= Exercise description =
Pick out every line of the entries below where "React" occurs, and copy those lines.

= Entries =

================================

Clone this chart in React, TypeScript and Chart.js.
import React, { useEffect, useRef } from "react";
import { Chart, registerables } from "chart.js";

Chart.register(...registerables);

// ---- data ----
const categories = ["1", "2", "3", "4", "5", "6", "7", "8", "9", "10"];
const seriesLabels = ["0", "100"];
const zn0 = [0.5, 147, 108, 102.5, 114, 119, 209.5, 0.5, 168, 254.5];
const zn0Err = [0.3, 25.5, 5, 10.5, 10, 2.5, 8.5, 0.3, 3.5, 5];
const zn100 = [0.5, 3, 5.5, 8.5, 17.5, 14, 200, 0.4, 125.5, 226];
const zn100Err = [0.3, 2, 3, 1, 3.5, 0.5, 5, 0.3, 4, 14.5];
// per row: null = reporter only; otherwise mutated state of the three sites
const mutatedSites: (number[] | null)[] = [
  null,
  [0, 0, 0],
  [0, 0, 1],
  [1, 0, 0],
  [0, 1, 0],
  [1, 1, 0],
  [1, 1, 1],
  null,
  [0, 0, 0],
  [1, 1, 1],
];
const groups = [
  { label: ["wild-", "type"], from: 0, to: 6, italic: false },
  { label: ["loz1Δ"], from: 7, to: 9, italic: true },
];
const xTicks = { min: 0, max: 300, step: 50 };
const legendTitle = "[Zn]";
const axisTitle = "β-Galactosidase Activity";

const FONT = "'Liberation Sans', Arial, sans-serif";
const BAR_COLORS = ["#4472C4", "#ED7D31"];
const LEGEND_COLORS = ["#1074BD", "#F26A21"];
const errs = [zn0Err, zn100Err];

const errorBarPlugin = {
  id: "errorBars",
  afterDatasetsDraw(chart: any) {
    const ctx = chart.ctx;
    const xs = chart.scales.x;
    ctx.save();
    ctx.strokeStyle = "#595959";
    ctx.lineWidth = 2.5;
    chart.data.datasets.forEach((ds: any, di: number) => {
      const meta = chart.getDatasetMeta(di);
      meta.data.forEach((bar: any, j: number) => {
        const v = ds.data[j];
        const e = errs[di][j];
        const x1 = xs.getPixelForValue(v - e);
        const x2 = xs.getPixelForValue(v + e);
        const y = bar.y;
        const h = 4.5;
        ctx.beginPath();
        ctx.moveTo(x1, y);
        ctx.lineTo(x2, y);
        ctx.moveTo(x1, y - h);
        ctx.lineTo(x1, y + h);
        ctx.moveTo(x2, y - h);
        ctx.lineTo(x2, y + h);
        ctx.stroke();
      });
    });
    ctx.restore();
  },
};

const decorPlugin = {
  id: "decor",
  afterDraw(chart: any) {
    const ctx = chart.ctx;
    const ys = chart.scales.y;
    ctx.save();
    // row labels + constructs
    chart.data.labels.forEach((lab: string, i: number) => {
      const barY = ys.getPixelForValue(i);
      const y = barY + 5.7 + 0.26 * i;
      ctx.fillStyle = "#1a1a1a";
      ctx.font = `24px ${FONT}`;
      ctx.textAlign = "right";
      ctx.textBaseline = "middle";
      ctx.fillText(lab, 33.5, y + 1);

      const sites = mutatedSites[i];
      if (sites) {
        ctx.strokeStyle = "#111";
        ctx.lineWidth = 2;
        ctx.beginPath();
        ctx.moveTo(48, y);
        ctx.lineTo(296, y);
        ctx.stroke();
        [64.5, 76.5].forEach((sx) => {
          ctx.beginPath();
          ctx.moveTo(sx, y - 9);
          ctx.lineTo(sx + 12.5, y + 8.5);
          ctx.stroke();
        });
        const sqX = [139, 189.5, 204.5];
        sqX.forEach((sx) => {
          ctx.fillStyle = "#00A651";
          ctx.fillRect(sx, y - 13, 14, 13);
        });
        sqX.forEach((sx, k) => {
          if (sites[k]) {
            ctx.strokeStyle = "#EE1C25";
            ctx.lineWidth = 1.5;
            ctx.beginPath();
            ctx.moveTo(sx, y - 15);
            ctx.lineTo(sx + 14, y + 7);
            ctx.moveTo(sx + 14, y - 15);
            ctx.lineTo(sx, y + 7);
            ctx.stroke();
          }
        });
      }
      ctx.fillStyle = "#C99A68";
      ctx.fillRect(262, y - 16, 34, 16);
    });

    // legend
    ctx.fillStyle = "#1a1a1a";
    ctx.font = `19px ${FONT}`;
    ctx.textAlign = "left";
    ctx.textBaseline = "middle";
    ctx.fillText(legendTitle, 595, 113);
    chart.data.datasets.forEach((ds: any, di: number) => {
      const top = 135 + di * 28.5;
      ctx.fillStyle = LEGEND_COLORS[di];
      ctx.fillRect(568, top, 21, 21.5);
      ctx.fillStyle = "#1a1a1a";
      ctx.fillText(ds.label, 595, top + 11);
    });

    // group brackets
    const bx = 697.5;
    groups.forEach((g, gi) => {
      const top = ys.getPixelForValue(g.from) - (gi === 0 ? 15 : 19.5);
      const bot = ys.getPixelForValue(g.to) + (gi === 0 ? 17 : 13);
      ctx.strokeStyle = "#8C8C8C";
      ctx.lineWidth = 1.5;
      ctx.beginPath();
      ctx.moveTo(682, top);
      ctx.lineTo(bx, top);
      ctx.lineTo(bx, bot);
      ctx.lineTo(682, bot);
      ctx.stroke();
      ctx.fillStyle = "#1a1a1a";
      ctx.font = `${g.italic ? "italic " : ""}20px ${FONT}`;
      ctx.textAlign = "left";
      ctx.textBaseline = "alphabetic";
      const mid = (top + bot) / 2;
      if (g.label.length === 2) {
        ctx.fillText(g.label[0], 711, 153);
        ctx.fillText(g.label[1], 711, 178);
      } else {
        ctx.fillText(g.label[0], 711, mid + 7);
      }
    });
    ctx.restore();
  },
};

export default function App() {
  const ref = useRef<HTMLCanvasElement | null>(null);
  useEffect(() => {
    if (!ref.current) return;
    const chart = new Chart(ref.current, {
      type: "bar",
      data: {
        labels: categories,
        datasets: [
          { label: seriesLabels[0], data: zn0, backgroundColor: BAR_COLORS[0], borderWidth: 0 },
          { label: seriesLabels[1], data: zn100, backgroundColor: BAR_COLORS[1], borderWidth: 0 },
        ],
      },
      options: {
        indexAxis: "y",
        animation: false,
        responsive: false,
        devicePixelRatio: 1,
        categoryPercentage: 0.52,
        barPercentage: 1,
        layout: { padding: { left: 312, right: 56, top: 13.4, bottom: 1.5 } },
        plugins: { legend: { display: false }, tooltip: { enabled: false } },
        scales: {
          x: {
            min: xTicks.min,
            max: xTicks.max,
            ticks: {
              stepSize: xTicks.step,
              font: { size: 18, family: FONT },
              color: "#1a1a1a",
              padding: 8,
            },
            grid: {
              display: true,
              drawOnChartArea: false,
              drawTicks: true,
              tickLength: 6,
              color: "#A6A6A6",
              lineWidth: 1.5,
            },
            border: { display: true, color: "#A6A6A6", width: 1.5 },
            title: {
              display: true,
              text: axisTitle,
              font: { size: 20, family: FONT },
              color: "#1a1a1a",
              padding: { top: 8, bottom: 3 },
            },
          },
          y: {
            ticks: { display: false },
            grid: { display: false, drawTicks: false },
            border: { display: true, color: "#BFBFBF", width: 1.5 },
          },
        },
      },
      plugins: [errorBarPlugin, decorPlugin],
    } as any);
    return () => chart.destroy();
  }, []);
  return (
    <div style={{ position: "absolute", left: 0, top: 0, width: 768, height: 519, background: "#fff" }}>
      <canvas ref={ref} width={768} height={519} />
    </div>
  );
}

================================

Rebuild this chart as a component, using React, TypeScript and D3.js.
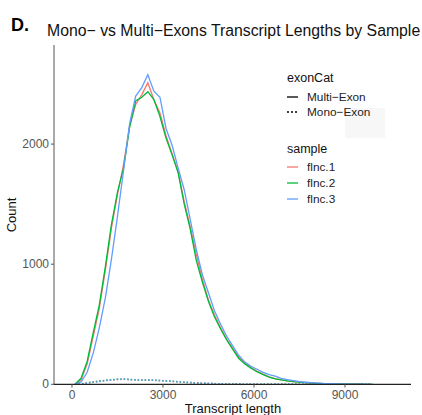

================================

= Result of this task =
Clone this chart in React, TypeScript and Chart.js.
import React, { useEffect, useRef } from "react";
Rebuild this chart as a component, using React, TypeScript and D3.js.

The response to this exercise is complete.